Michael Kipp has been a principal in businesses as diverse as banking, health care and internet commerce, a CEO and a coach on strategic leadership to nearly 100 organizations. As a director and organizer of a recently acquired National bank chartered just one month before 9/11, he has a deep appreciation for real-time strategic change.

Against this backdrop, he has developed an approach to teaching and facilitating teams that want to “define and secure their preferred future” in a present that seems ill-defined and not particularly secure. This approach is based on seven fundamental realities about strategy:

One: The “Right” Process is the one that gives you the most direct confrontation with your core challenge. Leadership does best when it endorses an approach that promotes an “in your face” relationship with both vulnerability and opportunity. Construct all design decisions regarding participation and pre-work so as to keep the reality of that challenge at the center of your attention.

Two: Most people are more interested in business as usual than bold moves. As much as we want change, most of us would rather counterfeit the process than undergo the pain of abandoning a past that worked so well. We just want the current business case to work better. Be pulled by vision, but manage in small successes.

Three: New initiatives seldom come from old insights. J. Paul Getty famously observed that “in times of change, experience can be your worst enemy”. Yes, you can “act yourself into a new way of thinking”, but for groups, new knowledge is essential to new behavior. Everyone should be involved in gathering primary data outside the range of their normal experience so as to equip themselves for true dialogue on strategic intent.

Four: Dysfunctional teams prevent both breakthrough and follow-through. Executive teams often handle conflict poorly, conduct themselves according to unwritten rules that limit their effectiveness, and waste time in “violent agreement.” Members bludgeon one another over differences in mindset and style. They tacitly consent not to learn from their collective experience for the sake of keeping the peace. Alternately, everyone speaks his or her mind but no one ever changes it. Unless these dysfunctions are addressed squarely, no process will produce meaningful change.

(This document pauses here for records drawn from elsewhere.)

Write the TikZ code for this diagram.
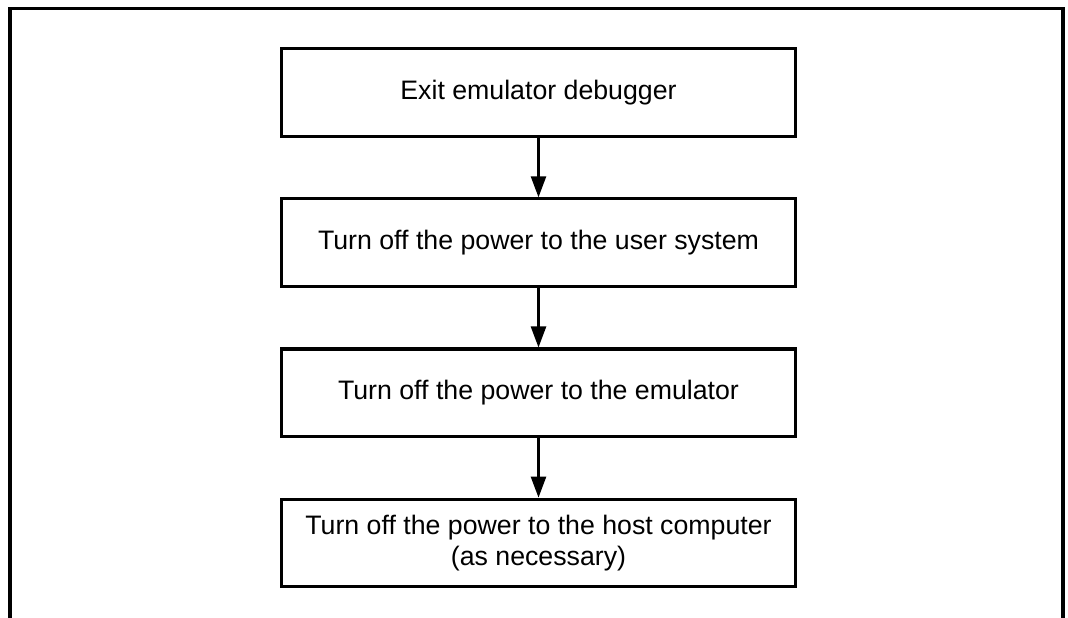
\documentclass[tikz,border=0pt]{standalone}
\usepackage{fontspec}
\setmainfont{Liberation Sans}
\usetikzlibrary{arrows.meta,positioning}

\begin{document}
\begin{tikzpicture}[
  every node/.style={align=center, font=\fontsize{15.2}{18}\selectfont},
  box/.style={rectangle, draw, line width=1.8pt, minimum width=10.29cm, minimum height=1.75cm, inner sep=4pt},
  arrow/.style={-{Triangle[length=0.42cm, width=0.3cm]}, line width=1.4pt},
  node distance=1.19cm
]
\useasboundingbox (0,0) rectangle (21.36,12.36);

% Outer frame, open at the bottom
\draw[line width=1.8pt] (0.2,0) |- (21.26,12.19) -- (21.26,0);

% Steps
\node[box] (exitdbg) at (10.77,10.51) {Exit emulator debugger};
\node[box, below=of exitdbg] (usersys) {Turn off the power to the user system};
\node[box, below=of usersys] (emul) {Turn off the power to the emulator};
\node[box, below=of emul] (host) {Turn off the power to the host computer\\(as necessary)};

% Arrows
\draw[arrow] (exitdbg.south) -- (usersys.north);
\draw[arrow] (usersys.south) -- (emul.north);
\draw[arrow] (emul.south) -- (host.north);

\end{tikzpicture}
\end{document}
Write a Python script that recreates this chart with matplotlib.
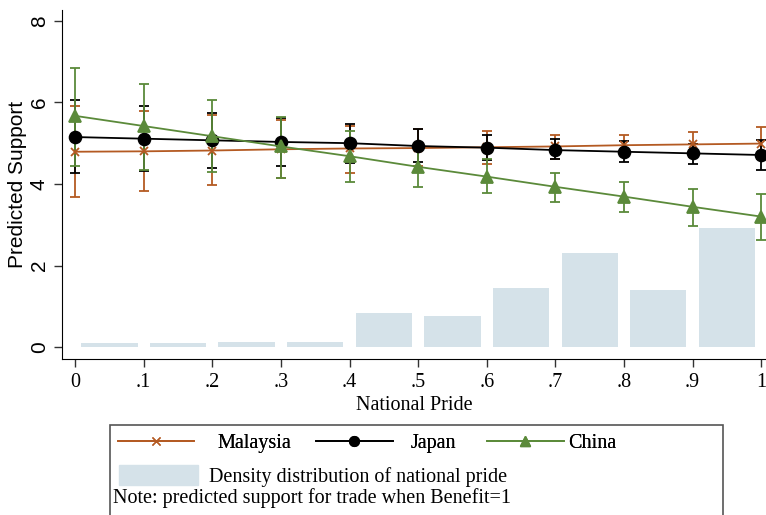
import numpy as np
import matplotlib.pyplot as plt
from matplotlib.patches import Rectangle, Patch
from matplotlib.lines import Line2D

# Datos
pride = [0, .1, .2, .3, .4, .5, .6, .7, .8, .9, 1]
tick_labels = ['0', '.1', '.2', '.3', '.4', '.5', '.6', '.7', '.8', '.9', '1']

malaysia = [4.79, 4.80, 4.82, 4.85, 4.87, 4.88, 4.90, 4.92, 4.95, 4.97, 4.99]
malaysia_lo = [3.67, 3.83, 3.98, 4.14, 4.28, 4.45, 4.50, 4.60, 4.70, 4.65, 4.60]
malaysia_hi = [5.92, 5.80, 5.70, 5.58, 5.43, 5.35, 5.30, 5.20, 5.20, 5.28, 5.39]

japan = [5.15, 5.11, 5.07, 5.03, 5.00, 4.93, 4.89, 4.83, 4.79, 4.75, 4.71]
japan_lo = [4.28, 4.33, 4.38, 4.45, 4.52, 4.55, 4.59, 4.60, 4.54, 4.50, 4.34]
japan_hi = [6.05, 5.90, 5.74, 5.62, 5.47, 5.34, 5.20, 5.10, 5.06, 4.98, 5.08]

china = [5.67, 5.42, 5.17, 4.92, 4.68, 4.42, 4.18, 3.93, 3.69, 3.44, 3.20]
china_lo = [4.45, 4.35, 4.30, 4.15, 4.05, 3.93, 3.77, 3.57, 3.31, 2.97, 2.63]
china_hi = [6.85, 6.46, 6.06, 5.65, 5.30, 4.93, 4.60, 4.28, 4.05, 3.88, 3.75]

# Distribucion de densidad del orgullo nacional
dens_centros = [.05, .15, .25, .35, .45, .55, .65, .75, .85, .95]
densidad = [0.10, 0.10, 0.12, 0.12, 0.83, 0.76, 1.45, 2.31, 1.40, 2.92]

c_mal = '#b45a22'
c_jap = '#000000'
c_chi = '#5b8a3a'
c_bar = '#d5e2e9'

serif = 'Liberation Serif'
sans = 'Liberation Sans'
fs = 14.5

fig = plt.figure(figsize=(7.66, 5.15), dpi=100)
ax = fig.add_axes([0.081, 0.303, 0.919, 0.678])

ax.bar(dens_centros, densidad, width=0.082, color=c_bar, zorder=1)

def serie(y, lo, hi, color, marker, ms, mfc):
    y = np.array(y)
    err = [y - np.array(lo), np.array(hi) - y]
    ax.errorbar(pride, y, yerr=err, color=color, lw=1.3, elinewidth=1.3,
                capsize=3.8, capthick=1.3, marker=marker, ms=ms,
                mfc=mfc, mec=color, mew=1.3, zorder=3)

serie(malaysia, malaysia_lo, malaysia_hi, c_mal, 'x', 6, c_mal)
serie(japan, japan_lo, japan_hi, c_jap, 'o', 8.5, c_jap)
serie(china, china_lo, china_hi, c_chi, '^', 8, c_chi)

ax.set_xlim(-0.019, 1.007)
ax.set_ylim(-0.29, 8.27)
ax.set_xticks(pride)
ax.set_xticklabels(tick_labels, family=serif, fontsize=fs)
ax.set_yticks([0, 2, 4, 6, 8])
ax.set_yticklabels(['0', '2', '4', '6', '8'], family=sans,
                   fontsize=15, rotation=90, va='center')
ax.tick_params(length=6, width=1, color='#333333')
ax.tick_params(axis='x', pad=4)
ax.spines['top'].set_visible(False)
ax.spines['right'].set_visible(False)
ax.set_xlabel('National Pride', family=serif, fontsize=fs, labelpad=3)
ax.set_ylabel('Predicted Support', family=sans, fontsize=15, labelpad=2)

# Cuadro de leyenda debajo del grafico
fig.add_artist(Rectangle((0.1436, -0.01), 0.800, 0.1848, transform=fig.transFigure,
                         fill=False, ec='#555555', lw=1.2))

prop = {'family': serif, 'size': fs}
entradas = [
    (Line2D([], [], color=c_mal, marker='x', ms=6, lw=1.3), 'Malaysia', 0.154, 1.15),
    (Line2D([], [], color=c_jap, marker='o', ms=7, lw=1.3), 'Japan', 0.4125, 0.9),
    (Line2D([], [], color=c_chi, marker='^', ms=7, lw=1.3), 'China', 0.6358, 0.25),
]
for handle, texto, x0, pad in entradas:
    leg = fig.legend([handle], [texto], loc='center left', bbox_to_anchor=(x0, 0.1398),
                     frameon=False, borderpad=0, borderaxespad=0, numpoints=1,
                     handlelength=3.8, handletextpad=pad, prop=prop)
    fig.add_artist(leg)

fig.legend([Patch(color=c_bar)], ['Density distribution of national pride'],
           loc='center left', bbox_to_anchor=(0.1553, 0.0757), frameon=False,
           borderpad=0, borderaxespad=0, handlelength=3.9, handleheight=1.1,
           handletextpad=0.55, prop=prop)
fig.text(0.1475, 0.033, 'Note: predicted support for trade when Benefit=1',
         family=serif, fontsize=fs, va='center')

plt.savefig('out.png', dpi=100)
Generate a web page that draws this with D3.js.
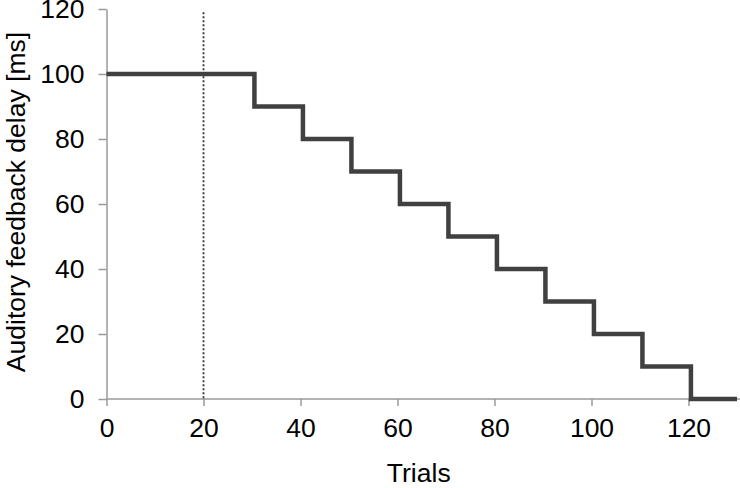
<!DOCTYPE html>
<meta charset="utf-8">
<style>
  body { margin: 0; background-color: #ffffff; }
  text { font-family: "Liberation Sans", Arial, sans-serif; fill: #000; }
  .axis path, .axis line { fill: none; stroke: #9a9a9a; stroke-width: 1.5px; }
</style>
<svg width="740" height="488"></svg>
<script src="https://d3js.org/d3.v7.min.js"></script>
<script>
  // step starts (trial) and delay values [ms]
  var stepTrials = [0, 30.5, 40.5, 50.5, 60.5, 70.5, 80.5, 90.5, 100.5, 110.5, 120.5, 130];
  var delays = [100, 90, 80, 70, 60, 50, 40, 30, 20, 10, 0, 0];
  var xTicks = [0, 20, 40, 60, 80, 100, 120];
  var yTicks = [0, 20, 40, 60, 80, 100, 120];
  var markerTrial = 20;

  var svg = d3.select("svg"),
    margin = { top: 9, right: 3, bottom: 89, left: 106.5 },
    width = +svg.attr("width") - margin.left - margin.right,
    height = +svg.attr("height") - margin.top - margin.bottom;

  var x = d3.scaleLinear().domain([0, 130]).range([0, width]),
    y = d3.scaleLinear().domain([0, 120]).range([height, 0]);

  var g = svg.append("g")
    .attr("transform", "translate(" + margin.left + "," + margin.top + ")");

  var xAxis = g.append("g")
    .attr("class", "axis axis--x")
    .attr("transform", "translate(0," + height + ")")
    .call(d3.axisBottom(x).tickValues(xTicks).tickSizeInner(7).tickSizeOuter(0).tickPadding(12));
  xAxis.select(".domain").attr("d", "M0,0H" + (width + 3));
  xAxis.selectAll("text").style("font-size", "26.5px");

  var yAxis = g.append("g")
    .attr("class", "axis axis--y")
    .call(d3.axisLeft(y).tickValues(yTicks).tickSizeInner(8).tickSizeOuter(0).tickPadding(14));
  yAxis.selectAll("text").style("font-size", "26.5px");

  // dotted marker
  g.append("line")
    .attr("x1", x(markerTrial)).attr("x2", x(markerTrial))
    .attr("y1", y(119)).attr("y2", height)
    .attr("stroke", "#333").attr("stroke-width", 1.8)
    .attr("stroke-dasharray", "2,2");

  var pts = stepTrials.map(function (t, i) { return [t, delays[i]]; });
  g.append("path")
    .datum(pts)
    .attr("fill", "none")
    .attr("stroke", "#404040")
    .attr("stroke-width", 4.5)
    .attr("d", d3.line().curve(d3.curveStepAfter)
      .x(function (d) { return x(d[0]); })
      .y(function (d) { return y(d[1]); }));

  svg.append("text")
    .attr("x", margin.left + x(65) - 3)
    .attr("y", 482)
    .attr("text-anchor", "middle")
    .style("font-size", "26.5px")
    .text("Trials");

  svg.append("text")
    .attr("transform", "translate(25," + 202 + ") rotate(-90)")
    .attr("text-anchor", "middle")
    .style("font-size", "26.5px")
    .text("Auditory feedback delay [ms]");
</script>
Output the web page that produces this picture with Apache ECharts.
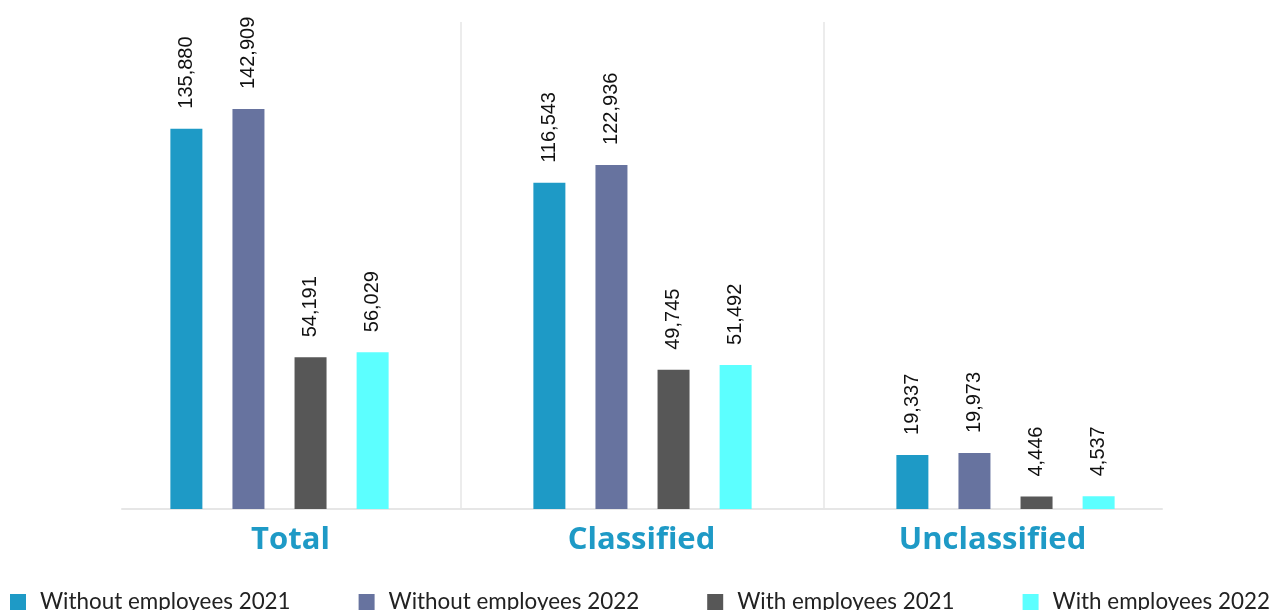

Five: All organizations are perfectly designed to achieve the results they are getting. While management texts argue that “form follows function,” it limits function as well. A three-business unit design, for example, will often impede cross-selling, geographic focus or the achievement of enterprise-wide synergies. Deliberations on strategy that don’t consider design barriers to new behavior unwittingly accept the limits imposed by reporting relationships, work flows and other elements of organizational architecture.

Six: People do better at things they had a hand in creating. Executives often ask how they can get “buy in” as if there were an after-the-fact communications program that might seize the masses. Strategy is not just about facts; it is about meaning…and meaning grows from the opportunity to engage around important matters. Companies that execute well have found creative ways of engaging people in the development of strategy and its meaning for their lives.

Seven: Organizational change begins with personal change. For an organization to truly change, a critical mass of people must fundamentally alter their perspectives on themselves, their working relationships and the world in which they live. Individuals always undergo significant change before organizations do. Any genuine assessment of readiness for strategic change must go beyond “it” and “them.” “It’s” usually not up to them; it’s down to “us.”